Knowing other families aren’t as fortunate, Jack wrote that his father created a charity called Giving Songs to help families with multi-disabled children buy handicapped accessible cars and the other necessities they need to help care for their offspring.
“I can’t make my dad cards or put my arms around him,” his mother said, reading from the essay, “but I can nominate him for this award.”
If that wasn’t enough to bring the guests to tears, Johnson’s eloquent acceptance speech where he not only thanked his wife, mother and in-laws, but also spoke about how when his son was born, he had dreamed of how they’d one day ride motorcycles and play catch. Realizing that would never happen, he instead embraced his son’s love of music, learned to play guitar and founded the charity. “You’ve given me my purpose,” he said.
Following Johnson on the podium was no easy task, but Gonzalez rose to the occasion by telling stories about his four children, two with his wife, October, one from a previous relationship and one adopted daughter. He said his 18-year-old son is a bit of an “airhead” like he was at the age, while his 11-year-old daughter is a free spirit, his nine-year-old is “intense, focused and literal.” His four-year-old, who was a “meth baby” adopted from his wife’s half-sister, was a bit challenging in the beginning, but has become “the sweetest girl.”

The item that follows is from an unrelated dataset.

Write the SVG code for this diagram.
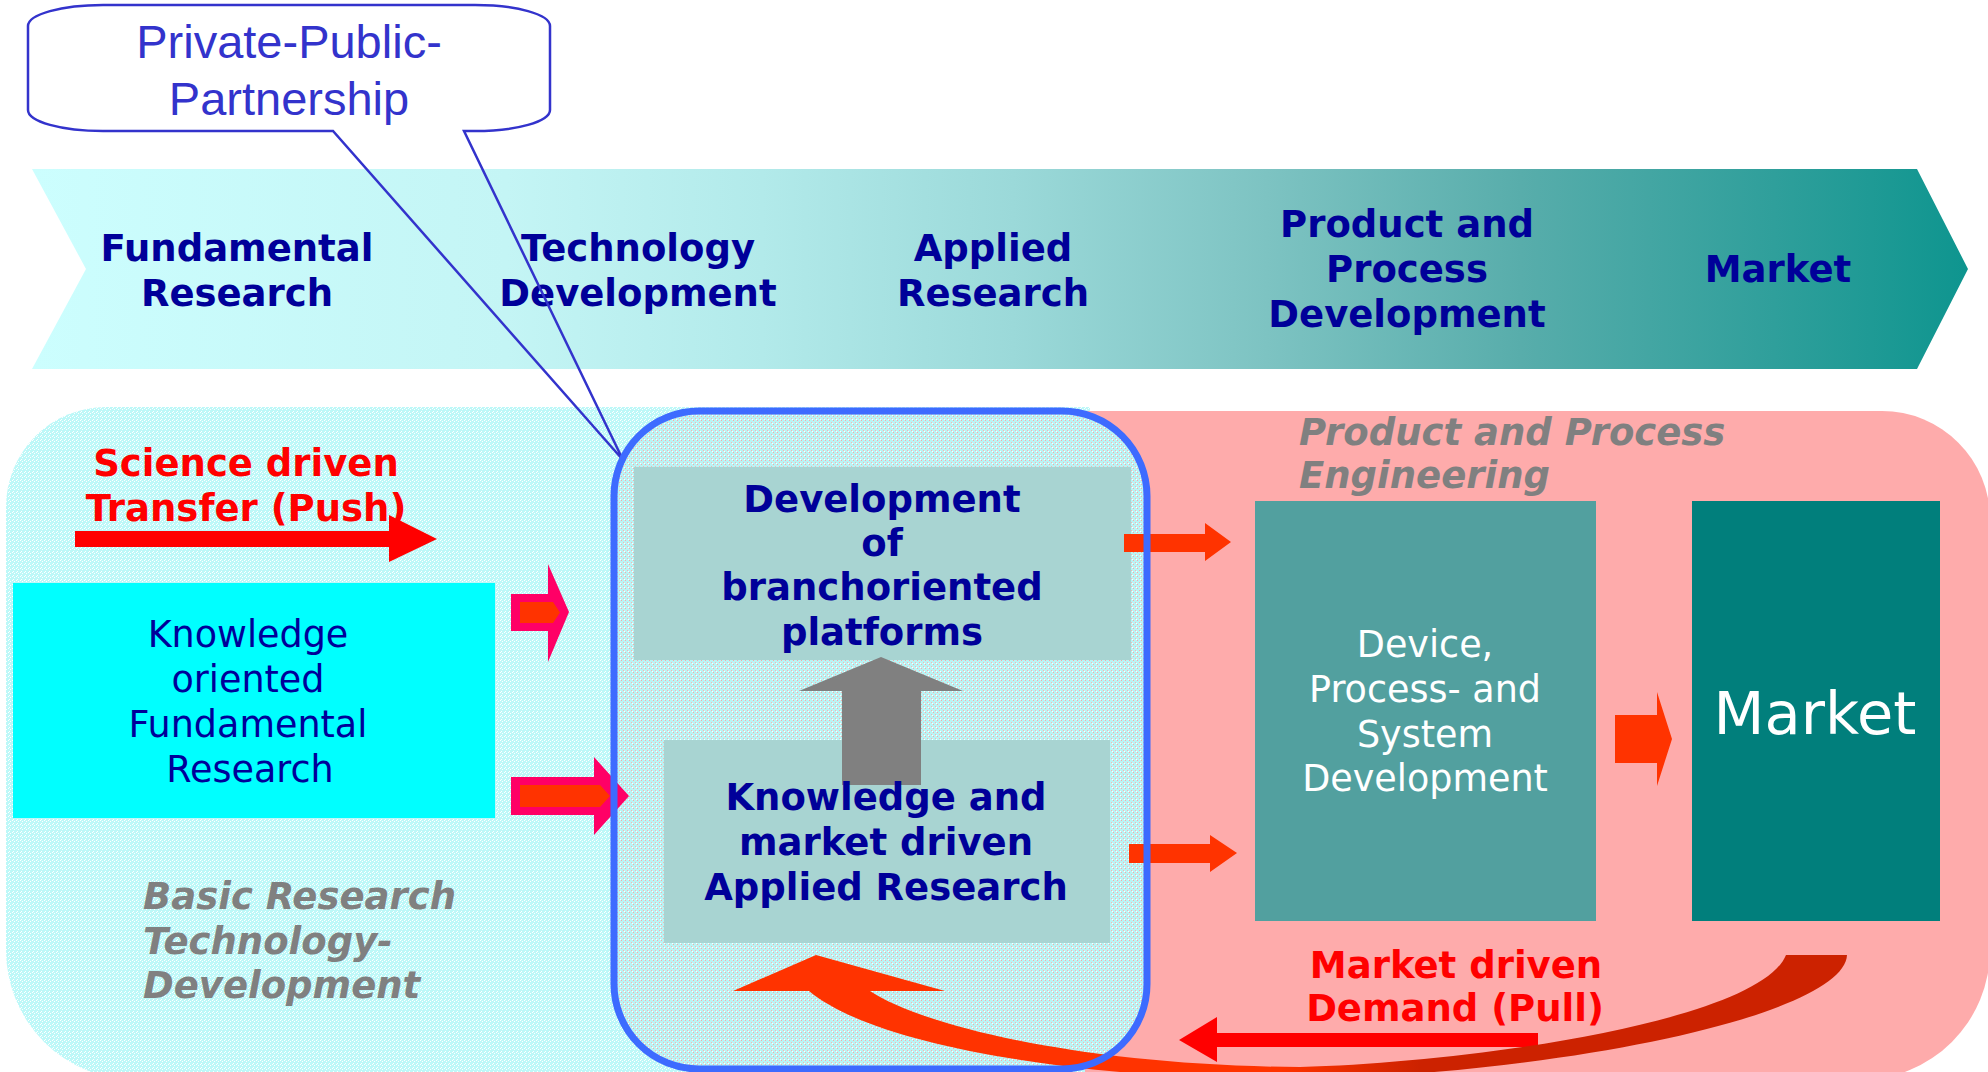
<svg xmlns="http://www.w3.org/2000/svg" width="1988" height="1072" viewBox="0 0 1988 1072">
<style>
.band{font-family:"DejaVu Sans",Verdana,sans-serif;font-weight:bold;font-size:37px;fill:#000099;text-anchor:middle}
.boxb{font-family:"DejaVu Sans",Verdana,sans-serif;font-weight:bold;font-size:37px;fill:#000099;text-anchor:middle}
.kn{font-family:"DejaVu Sans",Verdana,sans-serif;font-size:36.5px;fill:#000099;text-anchor:middle}
.red{font-family:"DejaVu Sans",Verdana,sans-serif;font-weight:bold;font-size:37px;fill:#ff0000;text-anchor:middle}
.gray{font-family:"DejaVu Sans",Verdana,sans-serif;font-weight:bold;font-style:oblique;font-size:37px;fill:#808080}
.wht{font-family:"DejaVu Sans",Verdana,sans-serif;font-size:36.5px;fill:#ffffff;text-anchor:middle}
.call{font-family:"Liberation Sans",Arial,sans-serif;font-size:47px;fill:#3333cc;text-anchor:middle}
.box{fill:#a8d4d2}
.orange{fill:#ff3300}
.magenta{fill:#ff0066}
</style>
<defs>
<linearGradient id="bandGrad" gradientUnits="userSpaceOnUse" x1="32" y1="0" x2="1968" y2="0">
<stop offset="0" stop-color="#ccfefe"/>
<stop offset="0.245" stop-color="#c4f5f5"/>
<stop offset="0.377" stop-color="#b2eaea"/>
<stop offset="0.507" stop-color="#9bd9d9"/>
<stop offset="0.638" stop-color="#7dc3c2"/>
<stop offset="0.769" stop-color="#58adab"/>
<stop offset="0.9" stop-color="#2f9f9b"/>
<stop offset="1" stop-color="#0e958f"/>
</linearGradient>
<linearGradient id="ribbonGrad" gradientUnits="userSpaceOnUse" x1="1280" y1="0" x2="1420" y2="0">
<stop offset="0" stop-color="#ff3300"/>
<stop offset="1" stop-color="#cc2200"/>
</linearGradient>
<pattern id="ditherCyan" width="4" height="4" patternUnits="userSpaceOnUse">
<rect width="4" height="4" fill="#bdf8f8"/>
<rect x="0" y="0" width="1" height="1" fill="#ffffff"/>
<rect x="2" y="1" width="1" height="1" fill="#ffffff"/>
<rect x="1" y="3" width="1" height="1" fill="#ffffff"/>
</pattern>
<pattern id="ditherMix" width="4" height="4" patternUnits="userSpaceOnUse">
<rect width="4" height="4" fill="#baf4f4"/>
<rect x="1" y="0" width="1" height="1" fill="#f6aaaa"/>
<rect x="3" y="2" width="1" height="1" fill="#f6b4b4"/>
<rect x="0" y="3" width="1" height="1" fill="#ffffff"/>
</pattern>
</defs>

<g id="process-band">
<polygon points="32,169 1917,169 1968,269 1917,369 32,369 86,269" fill="url(#bandGrad)"/>
<text class="band" x="237" y="261">Fundamental</text>
<text class="band" x="237" y="306">Research</text>
<text class="band" x="638" y="261">Technology</text>
<text class="band" x="638" y="306">Development</text>
<text class="band" x="993" y="261">Applied</text>
<text class="band" x="993" y="306">Research</text>
<text class="band" x="1407" y="237">Product and</text>
<text class="band" x="1407" y="282">Process</text>
<text class="band" x="1407" y="327">Development</text>
<text class="band" x="1778" y="282">Market</text>
</g>

<g id="basic-research-area">
<path d="M106,407 H1090 V1080 H136 A130,130 0 0 1 6,950 V507 A100,100 0 0 1 106,407 Z" fill="url(#ditherCyan)"/>
</g>
<g id="engineering-area">
<path d="M1085,411 H1882 A108,108 0 0 1 1990,519 V950 A130,130 0 0 1 1860,1080 H1085 Z" fill="#feabab"/>
</g>
<g id="ppp-area-fill">
<rect x="614" y="411" width="533" height="658" rx="85" fill="url(#ditherMix)"/>
</g>

<g id="platforms">
<rect class="box" x="634" y="467" width="497" height="193"/>
</g>
<g id="applied-research">
<rect class="box" x="664" y="740" width="446" height="203"/>
</g>
<g id="knowledge-research">
<rect x="13" y="583" width="482" height="235" fill="#00ffff"/>
</g>
<g id="device-development">
<rect x="1255" y="501" width="341" height="420" fill="#52a09f"/>
</g>
<g id="market">
<rect x="1692" y="501" width="248" height="420" fill="#017f7c"/>
</g>

<g id="connectors">
<polygon points="881,657 963,691 921,691 921,785 842,785 842,691 799,691" fill="#808080"/>
<polygon points="75,531 389,531 389,515 437,539 389,562 389,547 75,547" fill="#ff0000"/>
<polygon class="magenta" points="511,594 548,594 548,564 569,612 548,662 548,631 511,631"/>
<polygon class="orange" points="520,602 553,602 560,612.5 553,623 520,623"/>
<polygon class="magenta" points="511,777 594,777 594,757 629,796 594,835 594,815 511,815"/>
<polygon class="orange" points="520,785 600,785 610,796 600,807 520,807"/>
<polygon class="orange" points="1124,534 1205,534 1205,523 1231,542 1205,561 1205,552 1124,552"/>
<polygon class="orange" points="1129,844 1210,844 1210,835 1237,853 1210,872 1210,863 1129,863"/>
<polygon class="orange" points="1615,715 1657,715 1657,692 1672,739 1657,786 1657,763 1615,763"/>
<polygon points="1538,1033 1217,1033 1217,1017 1179,1040 1217,1062 1217,1047 1538,1047" fill="#ff0000"/>
<path d="M816,955 L945,991 L870,991 C930,1030 1100,1066 1300,1067 C1480,1062 1760,1020 1786,955 L1847,955 C1845,1010 1600,1070 1300,1080 C1100,1080 880,1050 809,991 L733,991 Z" fill="url(#ribbonGrad)"/>
<path d="M103,5 H475 A75,21 0 0 1 550,26 V110 A75,21 0 0 1 475,131 H464 L623,460 L333,131 H103 A75,21 0 0 1 28,110 V26 A75,21 0 0 1 103,5 Z" fill="none" stroke="#3333cc" stroke-width="2.5" stroke-linejoin="miter"/>
</g>

<g id="ppp-area">
<rect x="614" y="411" width="533" height="658" rx="85" fill="none" stroke="#3d6bff" stroke-width="7"/>
</g>

<g id="labels">
<text class="call" x="289" y="58">Private-Public-</text>
<text class="call" x="289" y="115">Partnership</text>
<text class="red" x="246" y="476">Science driven</text>
<text class="red" x="246" y="521">Transfer (Push)</text>
<text class="kn" x="248" y="647">Knowledge</text>
<text class="kn" x="248" y="692">oriented</text>
<text class="kn" x="248" y="737">Fundamental</text>
<text class="kn" x="250" y="782">Research</text>
<text class="gray" x="143" y="909">Basic Research</text>
<text class="gray" x="143" y="954">Technology-</text>
<text class="gray" x="143" y="998">Development</text>
<text class="boxb" x="882" y="512">Development</text>
<text class="boxb" x="882" y="556">of</text>
<text class="boxb" x="882" y="600">branchoriented</text>
<text class="boxb" x="882" y="645">platforms</text>
<text class="boxb" x="886" y="810">Knowledge and</text>
<text class="boxb" x="886" y="855">market driven</text>
<text class="boxb" x="886" y="900">Applied Research</text>
<text class="gray" x="1299" y="445">Product and Process</text>
<text class="gray" x="1299" y="488">Engineering</text>
<text class="wht" x="1425" y="657">Device,</text>
<text class="wht" x="1425" y="702">Process- and</text>
<text class="wht" x="1425" y="747">System</text>
<text class="wht" x="1425" y="791">Development</text>
<text class="wht" x="1815" y="734" style="font-size:59px">Market</text>
<text class="red" x="1456" y="978">Market driven</text>
<text class="red" x="1455" y="1021">Demand (Pull)</text>
</g>
</svg>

He said his eldest son is a middle linebacker in his senior year of high school, his 11-year-old is a great tennis player and the nine-year-old is drawn to basketball. The youngest is “probably not going to be an athlete, but she’s so intelligent, she already speaks two languages,” he said before the event.
Gonzalez admitted that being a father is “daunting in the beginning,” and new parents always question themselves but his children have brought a true curiosity into his life by seeing things through their eyes, he said.
“I’ve learned more from my children than I ever did on a football field,” he said.
Other honorees included McCain, whose daughter, Meghan, recorded an acceptance video for the posthumous honor, and Kingsbury, who refused to speak to reporters at the low-key press conference that always precedes the event and is intended to promote the Father’s Day holiday and raise awareness for the event’s charity partner, Save the Children.
Although other high-powered Dads including Vice President Joe Biden, General Colin Powell, Govs. Mario Cuomo and Chris Christie, NFL star and talk-show host Michael Strahan, Sen. Ted Kennedy and Rep. Chuck Schumer have all gladly participated in the past, Kingsbury’s team said he would be taking no questions. So it was even more ironic when he was presented his award by his journalist daughter.
The luncheon was a record breaker for the organization, raising $1.6 million for Save the Children’s U.S. Program and Save the Children Action Network.